The hotel used to feed her. Now, she has to bring her own food. Also, no overtime, she said. She used to work extra hours and received overtime pay.

What else? I asked.

“I have to pay for parking,” she said.

This may have come as a surprise to some, but not to those of us who are familiar with economic theory. The minimum wage hike here was large and sudden, so the impact was dramatic and visible.

It should be noted, however, that sound economics does not draw causal connections between events (such as a minimum wage hike and a cut in workers’ benefits) because of examples like this one. If A and B happen to coincide, we cannot say whether this was a coincidence, or whether some third event, C, caused both A and B, or whether A and B will continue to coincide outside of the particular context in which they were observed. The thesis that a minimum wage hike will lead to cuts in workers’ benefits where possible rests on a solid, timeless theory derived from known premises about human action and the nature of economic competition.
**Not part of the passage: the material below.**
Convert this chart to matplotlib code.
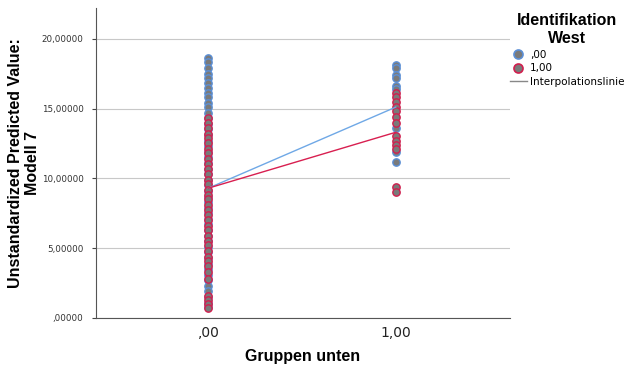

The unhampered market is a selective process that selects for those entrepreneurial strategies that can generate the highest possible returns. If an entrepreneur directs capital such that his costs exceed his revenues, he must change his approach or face continual losses and eventual bankruptcy. If an entrepreneur directs capital such that his revenues exceed his costs, he can plow his profits back into his business and he can get greater sums from creditors, so he will come to control more capital in the future. The outcome of this process is to move the task of allocating resources from less able hands to more able hands.

Entrepreneurs hire factors of production (including labour) when their expected marginal revenue products exceed their costs. If they didn’t behave in this way, the selective process described above would “retire” them from entrepreneurship. If an entrepreneur expects a return of $12 for an additional hour of cleaning services, and he can hire a cleaner at a wage of $10, he will do so. He will continue to hire cleaning services until his expected return for the next hour of cleaning services falls below $10.

Employee benefits simply fold an additional transaction into this process. Rather than paying for cleaning services and then contracting separately for the cleaner’s parking space (which will often come with additional costs), the entrepreneur can purchase a different service, cleaning services with parking space, the expected marginal revenue product of which will be lower than the expected marginal revenue product of only cleaning services by the cost of providing the parking space. However, since cleaners value parking, they will also accept lower wages when the employer provides parking. If the cleaners are willing to accept a wage cut for parking that is greater than the cost to the employer of providing that parking, both parties can exploit additional gains from trade by contracting with the parking benefit.

Now, consider what happens when the government imposes a price control such as the minimum wage.  The minimum wage applies to contracts with and without benefits. Employers provide benefits because, although these benefits cost more to provide, employees are willing to accept wage cuts that are at least equal to the cost of the benefit. At the imposed higher wage, the employee cannot legally accept a wage cut in return for a benefit, so those gains from trade must be foregone.

This is precisely what happened to the worker quoted above. However, since we derived the result from sound economic theory, we can generalize the result beyond this particular worker, beyond this particular wage hike, and far beyond the Seattle airport. We can generalize it to any time and place where people buy and sell factors of production under competitive market pressures.